Disable Caching Temporarily
from oda_data import disable_cache, enable_cache
# Turn off caching
disable_cache()
# Now every query fetches fresh data
client = OECDClient(years=[2022])
data = client.get_indicators("DAC1.10.1010") # Always downloads
# Re-enable caching
enable_cache()
Use cases for disabling cache:
- Testing with latest OECD data
- Debugging cache-related issues
- Development and testing
- Ensuring data freshness
Check Cache Location
from oda_data.config import ODAPaths
print(f"Cache directory: {ODAPaths.raw_data}")
Manual Cache Cleanup
You can manually manage cache files:
# View cache size
du -sh data/
# Remove old bulk files
rm data/bulk/*
# Remove query cache
rm -rf data/queries/
Performance Optimization
Pattern: Use Bulk Downloads for Multiple Queries
from oda_data import OECDClient, set_data_path
set_data_path("data")
# Enable bulk download once
client = OECDClient(
years=range(2015, 2024),
use_bulk_download=True
)
# First call downloads bulk file (slow initial download)
data1 = client.get_indicators("DAC1.10.1010")
# Subsequent calls are very fast
data2 = client.get_indicators("DAC1.10.1015")
data3 = client.get_indicators("DAC1.10.1210")
# All fast because they use the same cached bulk file
Cache Lifetime and Refresh
When Cache is Invalidated
Cache is automatically refreshed when:
- Bulk file is older than 30 days (stale data check)
- You explicitly clear cache
- OECD releases new data versions
Force Fresh Data
from oda_data import clear_cache, OECDClient
# Clear cache to force fresh download
clear_cache()
# Next query gets latest data
client = OECDClient(years=[2023])
fresh_data = client.get_indicators("DAC1.10.1010")
Check Data Freshness
import os
from pathlib import Path
from datetime import datetime
from oda_data.config import ODAPaths
# Check bulk file modification time
bulk_dir = ODAPaths.raw_data / "bulk"
if bulk_dir.exists():
for file in bulk_dir.glob("*.parquet"):
mtime = os.path.getmtime(file)
mod_date = datetime.fromtimestamp(mtime)
print(f"{file.name}: Last modified {mod_date}")
Troubleshooting
Issue: Cache taking too much space
Solution: Clear old caches or remove specific bulk files:
from oda_data import clear_cache
# Nuclear option: clear everything
clear_cache()
# Or manually remove large bulk files you don't need
# rm data/bulk/CRS_*.parquet
Issue: Getting old data
Solution: Force refresh:
from oda_data import clear_cache, OECDClient
clear_cache()
# Now get fresh data
client = OECDClient(years=[2023])
data = client.get_indicators("DAC1.10.1010")

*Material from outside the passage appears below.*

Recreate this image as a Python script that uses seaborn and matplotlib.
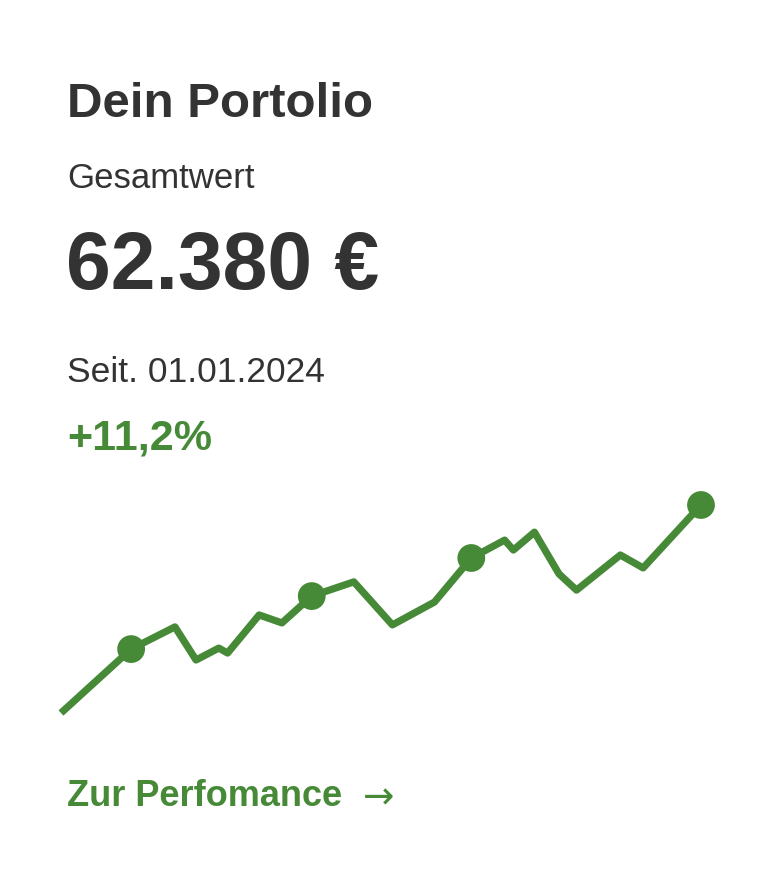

Issue: Cache corrupted or causing errors
Solution: Clear and rebuild:
from oda_data import clear_cache, set_data_path
# Clear all caches
clear_cache()
# Re-set path to ensure clean state
set_data_path("data")
# Cache will rebuild correctly on next use
Issue: Working across multiple projects
Solution: Use project-specific cache paths:
# Project 1
from oda_data import set_data_path
set_data_path("project1/data")
# Project 2
from oda_data import set_data_path
set_data_path("project2/data")
# Each project has its own cache
Advanced: Multi-Process Safety
The package uses file locks to prevent cache corruption in multi-process scenarios:
from multiprocessing import Pool
from oda_data import OECDClient, set_data_path
def fetch_indicator(indicator):
set_data_path("data") # Same cache for all processes
client = OECDClient(years=[2022])
return client.get_indicators(indicator)
# Safe: Multiple processes can share cache
if __name__ == "__main__":
indicators = ["DAC1.10.1010", "DAC1.10.1015", "DAC1.10.1210"]
with Pool(3) as pool:
results = pool.map(fetch_indicator, indicators)
File locks prevent:
- Race conditions during downloads
- Corrupted cache files
- Duplicate downloads
Best Practices
Do:
- Set a persistent data path for your project
- Use bulk downloads for multiple queries
- Reuse client configurations
- Clear cache periodically to free space
- Pre-download bulk files for offline work
Don't:
- Clear cache unnecessarily (wastes time re-downloading)
- Use different data paths for the same project
- Disable caching in production code
- Manually edit cache files (can corrupt them)
- Keep very old cache files (may be stale)
Summary
The caching system makes the package fast and efficient:
- Memory cache: Instant access during your session
- Query cache: Fast retrieval of previous filtered queries
- Bulk cache: Quick access to complete databases
Manage caches with:
set_data_path()- Configure where cache is storedclear_cache()- Remove all cached datadisable_cache()/enable_cache()- Control caching behavior
Understanding caching helps you:
- Optimize query performance
- Manage disk space
- Ensure data freshness
- Work efficiently offline